Some situations lend themselves more to the direct and overt route, others more to the image-laden or subconscious imagery route. Markets, uses, customer impressions will vary and so each campaign will require its own language of persuasion. But, direct or indirect, conscious or subconscious, a clear offer to the reader must emerge.

Above all else, advertisements will offer and sell a benefit. What will this product do? What will it do for me? What will it do for me better than I am getting now?

It could be argued that advertising and product categories split into two basic divisions, each dependent on a kind of market situation:

1. Consumer goods: non-essential choices, emotional to a degree, based sometimes on whim.

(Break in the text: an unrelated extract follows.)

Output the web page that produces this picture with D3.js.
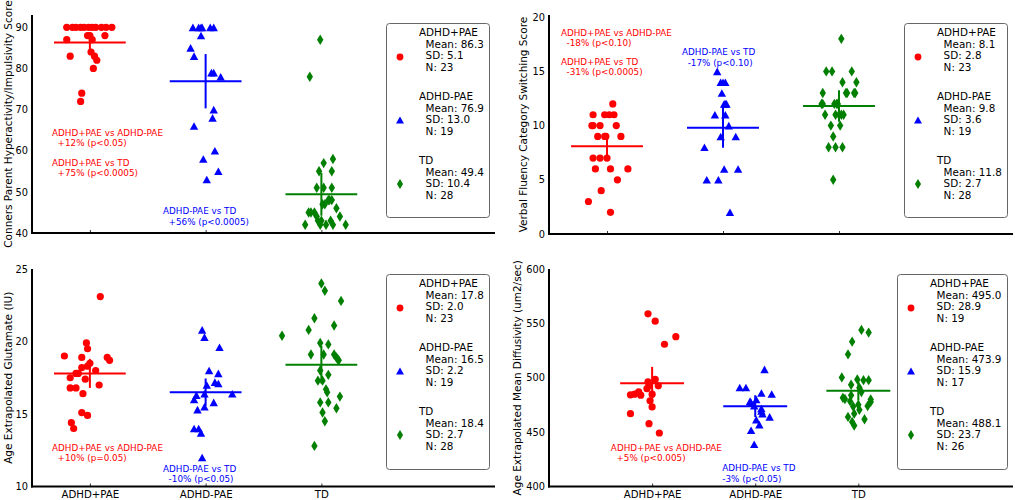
<!DOCTYPE html>
<html><head><meta charset="utf-8">
<script src="https://cdn.jsdelivr.net/npm/d3@7"></script>
<style>body{margin:0;background:#fff} text{font-family:"DejaVu Sans",sans-serif}</style>
</head><body><svg id="chart" width="1015" height="500"></svg>
<script>
// ---------- DATA ----------
const categories = ["ADHD+PAE", "ADHD-PAE", "TD"];
const groupColors = ["#ff0000", "#0000ff", "#007f00"];

// Panel A: Conners hyperactivity
const hyperLabel = "Conners Parent Hyperactivity/Impulsivity Score";
const hyperTicks = [40, 50, 60, 70, 80, 90];
const hyperPae = [90,90,90,90,90,90,90,90,90,90,90,88,88,88,87,87,84,83,83,82,80,74,72];
const hyperPaeJitter = [-0.20,-0.15,-0.12,-0.08,-0.05,-0.01,0.02,0.05,0.10,0.14,0.19,-0.02,0.13,0.0,-0.20,0.02,0.01,-0.17,0.04,0.06,0.03,-0.07,-0.08];
const hyperNoPae = [90,90,90,90,90,90,88,85,83,79,79,78,70,68,66,60,58,55,53];
const hyperNoPaeJitter = [-0.11,-0.06,-0.04,-0.03,0.04,0.07,-0.04,-0.13,-0.10,0.05,0.07,0.13,0.07,0.06,-0.10,0.08,-0.02,0.11,0.01];
const hyperTd = [87,78,58,57,55,55,51,51,51,48,48,48,47,47,46,45,45,45,44,44,43,43,43,42,42,42,42,42];
const hyperTdJitter = [-0.01,-0.10,0.10,0.02,-0.02,0.09,-0.04,0.02,0.09,0.07,0.06,0.09,0.01,0.03,0.13,-0.11,-0.09,-0.06,-0.04,0.16,-0.03,0.0,0.08,-0.14,-0.01,0.04,0.10,0.21];
const hyperMeans = [86.3, 76.9, 49.4];
const hyperSD = [5.1, 13.0, 10.4];
const hyperN = [23, 19, 28];
const hyperErr = [2.5, 6.6, 5.2];
const hyperNotes = [
  ["ADHD+PAE vs ADHD-PAE", "  +12% (p<0.05)"],
  ["ADHD+PAE vs TD", "  +75% (p<0.0005)"],
  ["ADHD-PAE vs TD", "  +56% (p<0.0005)"]
];

// Panel B: Verbal fluency
const verbalLabel = "Verbal Fluency Category Switching Score";
const verbalTicks = [0, 5, 10, 15, 20];
const verbalPae = [12,11,11,11,11,10,10,10,10,9,9,9,9,7,7,7,6,6,6,5,4,3,2];
const verbalPaeJitter = [0.05,-0.12,-0.02,0.02,0.06,-0.13,-0.12,-0.06,0.08,-0.08,-0.02,-0.01,0.12,-0.12,-0.06,0.0,-0.10,0.03,0.18,0.09,-0.05,-0.16,0.03];
const verbalNoPae = [15,14,14,14,13,12,12,12,11,11,10,9,9,8,6,6,5,5,2];
const verbalNoPaeJitter = [-0.05,-0.02,0.0,0.02,-0.01,0.01,0.02,0.03,-0.07,0.02,0.05,-0.02,0.11,-0.16,0.01,0.13,-0.14,-0.04,0.06];
const verbalTd = [18,15,15,15,14,14,13,13,13,13,13,12,12,12,12,12,11,11,11,11,11,10,10,9,8,8,8,5];
const verbalTdJitter = [0.02,-0.11,-0.06,0.11,0.03,0.15,-0.14,0.06,0.13,0.14,0.07,-0.15,-0.14,-0.04,-0.02,-0.01,-0.12,-0.03,0.0,0.02,0.04,-0.07,0.01,-0.05,-0.09,-0.03,0.03,-0.05];
const verbalMeans = [8.1, 9.8, 11.8];
const verbalSD = [2.8, 3.6, 2.7];
const verbalN = [23, 19, 28];
const verbalErr = [1.2, 1.85, 1.45];
const verbalNotes = [
  ["ADHD+PAE vs ADHD-PAE", "  -18% (p<0.10)"],
  ["ADHD+PAE vs TD", "  -31% (p<0.0005)"],
  ["ADHD-PAE vs TD", "  -17% (p<0.10)"]
];

// Panel C: Glutamate
const gluLabel = "Age Extrapolated Glutamate (IU)";
const gluTicks = [10, 15, 20, 25];
const gluPae = [23.1,19.9,19.5,19.0,18.9,18.9,18.7,18.5,18.3,18.2,18.0,17.8,17.8,17.5,17.4,17.0,16.8,16.8,16.4,15.1,14.9,14.4,14.0];
const gluPaeJitter = [0.09,-0.03,-0.02,-0.22,-0.07,0.15,0.17,0.0,-0.02,-0.07,0.05,-0.12,-0.10,-0.17,-0.04,0.08,-0.17,-0.12,-0.06,-0.07,-0.02,-0.16,-0.14];
const gluNoPae = [20.8,20.3,19.6,18.0,17.8,17.2,17.1,17.0,16.4,16.4,16.3,16.0,15.8,15.5,15.3,14.0,14.0,13.7,12.0];
const gluNoPaeJitter = [-0.03,-0.01,0.12,0.03,0.11,0.08,0.11,0.01,-0.01,0.23,-0.08,-0.10,0.07,-0.01,-0.07,-0.10,-0.06,-0.04,-0.03];
const gluTd = [24.0,23.5,22.8,21.6,21.1,20.8,20.4,19.9,19.8,19.1,19.1,19.1,18.9,18.8,18.7,18.0,17.7,17.3,17.3,16.7,16.5,16.2,15.8,15.8,15.4,15.1,14.5,12.8];
const gluTdJitter = [0.0,0.03,0.17,-0.06,0.11,-0.11,-0.34,-0.01,0.06,-0.09,0.02,0.11,0.13,0.14,0.15,-0.01,0.06,-0.03,0.01,0.04,0.05,0.16,-0.01,0.06,0.13,0.01,0.03,-0.06];
const gluMeans = [17.8, 16.5, 18.4];
const gluSD = [2.0, 2.2, 2.7];
const gluN = [23, 19, 28];
const gluErr = [1.0, 0.95, 1.3];
const gluNotes = [
  ["ADHD+PAE vs ADHD-PAE", "  +10% (p=0.05)"],
  ["ADHD-PAE vs TD", "  -10% (p<0.05)"]
];

// Panel D: Mean diffusivity
const mdLabel = "Age Extrapolated Mean Diffusivity (um2/sec)";
const mdTicks = [400, 450, 500, 550, 600];
const mdPae = [558.8,552,537.8,530.8,498.5,496.3,492.6,492.6,490,487,484.3,484.9,484,484.9,478.8,473.2,467,457.8,449.2];
const mdPaeJitter = [-0.04,0.03,0.23,0.12,0.03,-0.04,0.06,-0.03,-0.05,-0.13,-0.21,-0.17,-0.11,0.0,-0.02,0.0,-0.21,-0.03,0.07];
const mdNoPae = [507.7,491,491,486,485,480,478.5,477.2,474.2,471.7,469.5,467,464,461.5,456.9,451.7,438.8];
const mdNoPaeJitter = [0.09,-0.15,-0.09,0.06,0.16,0.01,-0.05,-0.04,-0.01,0.06,0.06,0.07,0.14,0.01,0.04,-0.04,-0.01];
const mdTd = [544,541.5,533.2,521.5,500.3,498.5,497.8,497.8,493.5,490.8,486.9,483.8,481.5,480.5,480,478.5,477.8,475.2,474,473.5,470.5,467,464,461.8,459.4,456];
const mdTdJitter = [0.03,0.10,-0.06,-0.10,-0.16,-0.01,0.05,0.10,-0.07,0.01,0.03,-0.07,-0.15,-0.13,0.12,-0.08,0.12,0.0,0.09,-0.05,0.01,-0.04,-0.10,0.06,-0.06,-0.04];
const mdMeans = [495.0, 473.9, 488.1];
const mdSD = [28.9, 15.9, 23.7];
const mdN = [19, 17, 26];
const mdErr = [15, 10, 9];
const mdNotes = [
  ["ADHD+PAE vs ADHD-PAE", "  +5% (p<0.005)"],
  ["ADHD-PAE vs TD", "-3% (p<0.05)"]
];

// ---------- LAYOUT ----------
const panels = [
  { label: hyperLabel, ticks: hyperTicks, values: [hyperPae, hyperNoPae, hyperTd], jitter: [hyperPaeJitter, hyperNoPaeJitter, hyperTdJitter],
    means: hyperMeans, sds: hyperSD, ns: hyperN, errs: hyperErr, notes: hyperNotes, noteColors: [0, 0, 1],
    notePos: [[0.173, 63.7], [0.173, 56.4], [1.132, 44.5]],
    xRange: [32, 495], yRange: [233, 15], xDomain: [0, 4], yDomain: [40, 93], cats: [0.5, 1.5, 2.5],
    legend: { x: 386, y: 23, w: 103, h: 194 }, labelX: 12, showX: false },
  { label: verbalLabel, ticks: verbalTicks, values: [verbalPae, verbalNoPae, verbalTd], jitter: [verbalPaeJitter, verbalNoPaeJitter, verbalTdJitter],
    means: verbalMeans, sds: verbalSD, ns: verbalN, errs: verbalErr, notes: verbalNotes, noteColors: [0, 0, 1],
    notePos: [[0.103, 18.3], [0.103, 15.6], [1.147, 16.5]],
    xRange: [549, 1013], yRange: [234, 15], xDomain: [0, 4], yDomain: [0, 20.2], cats: [0.5, 1.5, 2.5],
    legend: { x: 904, y: 23, w: 103, h: 194 }, labelX: 527, showX: false },
  { label: gluLabel, ticks: gluTicks, values: [gluPae, gluNoPae, gluTd], jitter: [gluPaeJitter, gluNoPaeJitter, gluTdJitter],
    means: gluMeans, sds: gluSD, ns: gluN, errs: gluErr, notes: gluNotes, noteColors: [0, 1],
    notePos: [[0.173, 12.48], [1.132, 11.03]],
    xRange: [32, 495], yRange: [486.5, 269], xDomain: [0, 4], yDomain: [10, 25], cats: [0.5, 1.5, 2.5],
    legend: { x: 386, y: 274, w: 103, h: 195 }, labelX: 12, showX: true },
  { label: mdLabel, ticks: mdTicks, values: [mdPae, mdNoPae, mdTd], jitter: [mdPaeJitter, mdNoPaeJitter, mdTdJitter],
    means: mdMeans, sds: mdSD, ns: mdN, errs: mdErr, notes: mdNotes, noteColors: [0, 1],
    notePos: [[0.60, 433.1], [1.68, 413.8]],
    xRange: [549, 1013], yRange: [486.5, 269], xDomain: [0, 4.5], yDomain: [400, 600], cats: [1, 2, 3],
    legend: { x: 897, y: 274, w: 110, h: 195 }, labelX: 521, showX: true }
];

const svg = d3.select("#chart");
const FONT = "DejaVu Sans, sans-serif";

function marker(sel, k, scale) {
  const s = scale || 1;
  if (k === 0) {
    return sel.append("circle").attr("r", 3.6 * s);
  } else if (k === 1) {
    const w = 4.2 * s, h = 3.8 * s;
    return sel.append("path").attr("d", `M0,${-h}L${w},${h}L${-w},${h}Z`);
  } else {
    const w = 3.2 * s, h = 5.2 * s;
    return sel.append("path").attr("d", `M0,${-h}L${w},0L0,${h}L${-w},0Z`);
  }
}

panels.forEach(p => {
  const x = d3.scaleLinear().domain(p.xDomain).range(p.xRange);
  const y = d3.scaleLinear().domain(p.yDomain).range(p.yRange);
  const g = svg.append("g");

  // y axis
  const ya = g.append("g").attr("transform", `translate(${p.xRange[0]},0)`)
    .call(d3.axisLeft(y).tickValues(p.ticks).tickSize(0).tickPadding(4).tickFormat(d3.format("d")));
  ya.select(".domain").remove();
  ya.selectAll("text").attr("font-size", 9.8).attr("font-family", FONT).attr("fill", "#000");

  // x axis
  const xa = g.append("g").attr("transform", `translate(0,${p.yRange[0]})`)
    .call(d3.axisBottom(x).tickValues(p.cats).tickSize(-3).tickPadding(4)
      .tickFormat((d, i) => p.showX ? categories[i] : ""));
  xa.select(".domain").remove();
  xa.selectAll("line").attr("stroke", "#000").attr("stroke-width", 0.8);
  xa.selectAll("text").attr("font-size", 10.2).attr("font-family", FONT).attr("fill", "#000");

  // spines
  g.append("line").attr("x1", p.xRange[0]).attr("x2", p.xRange[0]).attr("y1", p.yRange[1]).attr("y2", p.yRange[0] + 1)
    .attr("stroke", "#000").attr("stroke-width", 2);
  g.append("line").attr("x1", p.xRange[0] - 1).attr("x2", p.xRange[1]).attr("y1", p.yRange[0]).attr("y2", p.yRange[0])
    .attr("stroke", "#000").attr("stroke-width", 2);

  // y label
  g.append("text")
    .attr("transform", `translate(${p.labelX},${(p.yRange[0] + p.yRange[1]) / 2}) rotate(-90)`)
    .attr("text-anchor", "middle").attr("font-size", 10.5).attr("font-family", FONT).text(p.label);

  // points
  p.values.forEach((vals, k) => {
    const grp = g.append("g").attr("fill", groupColors[k]);
    vals.forEach((v, i) => {
      const m = marker(grp, k);
      const px = x(p.cats[k] + p.jitter[k][i]), py = y(v);
      if (k === 0) m.attr("cx", px).attr("cy", py);
      else m.attr("transform", `translate(${px},${py})`);
    });
  });

  // mean lines and error bars
  p.means.forEach((m, k) => {
    g.append("line").attr("x1", x(p.cats[k] - 0.31)).attr("x2", x(p.cats[k] + 0.31))
      .attr("y1", y(m)).attr("y2", y(m)).attr("stroke", groupColors[k]).attr("stroke-width", 2);
    g.append("line").attr("x1", x(p.cats[k])).attr("x2", x(p.cats[k]))
      .attr("y1", y(m - p.errs[k])).attr("y2", y(m + p.errs[k])).attr("stroke", groupColors[k]).attr("stroke-width", 2);
  });

  // annotations
  p.notes.forEach((lines, j) => {
    const t = g.append("text").attr("font-size", 8.8).attr("font-family", FONT)
      .attr("fill", groupColors[p.noteColors[j]]).style("white-space", "pre");
    lines.forEach((ln, li) => {
      t.append("tspan").attr("x", x(p.notePos[j][0])).attr("y", y(p.notePos[j][1]) + li * 10.5).text(ln);
    });
  });

  // legend
  const L = p.legend;
  const lg = g.append("g");
  lg.append("rect").attr("x", L.x + 0.5).attr("y", L.y + 0.5).attr("width", L.w).attr("height", L.h)
    .attr("rx", 3).attr("fill", "#fff").attr("stroke", "#666").attr("stroke-width", 1);
  categories.forEach((c, k) => {
    const top = L.y + 9 + k * 64;
    const t = lg.append("text").attr("font-size", 10.4).attr("font-family", FONT).style("white-space", "pre")
      .attr("dominant-baseline", "central");
    const lines = [c, `  Mean: ${p.means[k].toFixed(1)}`, `  SD: ${p.sds[k].toFixed(1)}`, `  N: ${p.ns[k]}`];
    lines.forEach((ln, li) => {
      t.append("tspan").attr("x", L.x + 33).attr("y", top + li * 11.7).text(ln);
    });
    const mk = marker(lg.append("g").attr("fill", groupColors[k]), k, 0.95);
    if (k === 0) mk.attr("cx", L.x + 14).attr("cy", top + 25);
    else mk.attr("transform", `translate(${L.x + 14},${top + 24})`);
  });
});
</script></body></html>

2. Business-to-business goods or services: often decided by professionals. A rational decision for rational purposes, based on a rational process.

Many consumer goods are bought irrationally, and are emotional to a degree. Many professional or capital goods are bought under practical guidelines, and are rational and conscious choices. But buying situations are not always that cut and dried. The business purchaser is still a human being, with human feelings and needs.

Consumers with money to spend generally try to spend it wisely and prudently. So, purchasing is often a mix of the practical and the emotional, the rational and the subconscious. The emphasis varies, but the mix of reasons remains. So the benefit has to reflect this duality.

What does my product do for you, in terms of what you are looking for? The benefit will be what the customer wants most: superior performance or lower price or greater speed or better service or greater social satisfaction.

Another important factor here is that of ‘added value’. The advertisement should try to add value to the product, since customers in advertising terms do not buy physical products but benefits.

In this sphere, my product works better for you. Persil cares for your hands and your clothes as well as making clothes whiter.

The advertising and hence the product add value to the basic specification. Martini adds a value of sophistication. BT makes telephoning not just a matter of communication but of an enhanced social life.

So, here the advertiser must ask, what value does my product add, and how far can my advertising express this?